Sat Nov 28, 2015, 03:18 PM
Nov 2015

... isn’t considered terrorism in America: it’s a fact of life.


Sickeningly true

Igel

(35,374 posts)
3. Absolutely.
Sat Nov 28, 2015, 03:43 PM
Nov 2015

He also had freedom of movement and cheap, easy access to a vehicle. No checkpoints, no limits on where he could have driven to (provided he had money or the means to borrow money).

He was allowed to live as a recluse on private property, scheming and plotting as those who hole up on private property are want to do, his comings and goings not subject to constraints or regulations.

He had no minder, nobody that checked up on him regularly and monitored his activities. Who knows what kinds of communication he had with others that the authorities should have been aware of?

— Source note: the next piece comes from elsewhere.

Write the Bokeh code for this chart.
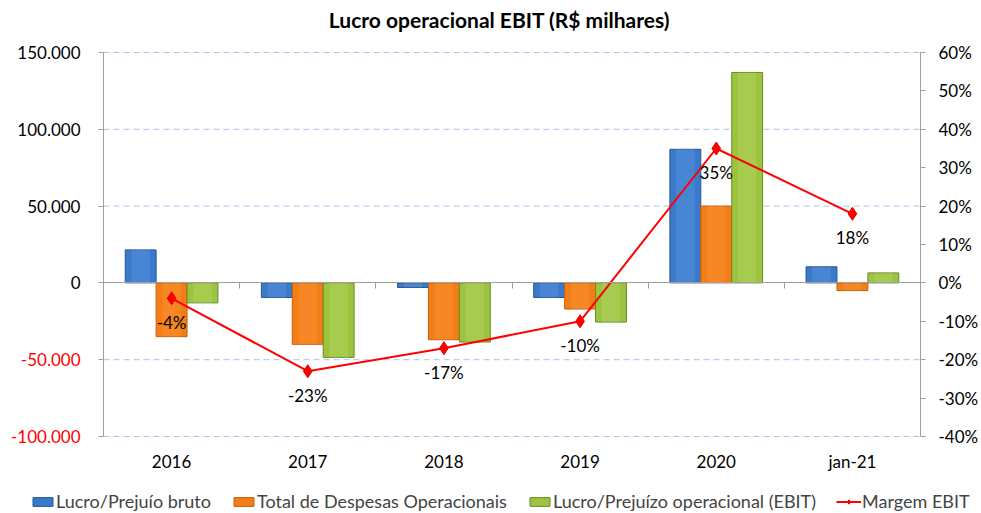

If he's mentally ill, and authorities had learned of his mental illness (but not of his plotting and scheming), it would have been difficult to coerce him into being helped. Didn't use to be that way, of course, and it's far from that way in other countries and cultures.

Family ties are weakened, laxed, in the US. He felt comfortable being isolated, and this wasn't seen as extremely warped. In other cultures, families would have been sure to check up on him, applying pressure to ensure conformity.

Etc.

It's easy to pick just those liberties and cultural attributes we want restricted and say they're the only way that our laws and culture enables murderers. We ignore laws and cultural attributes we like that also serve to enable murderers.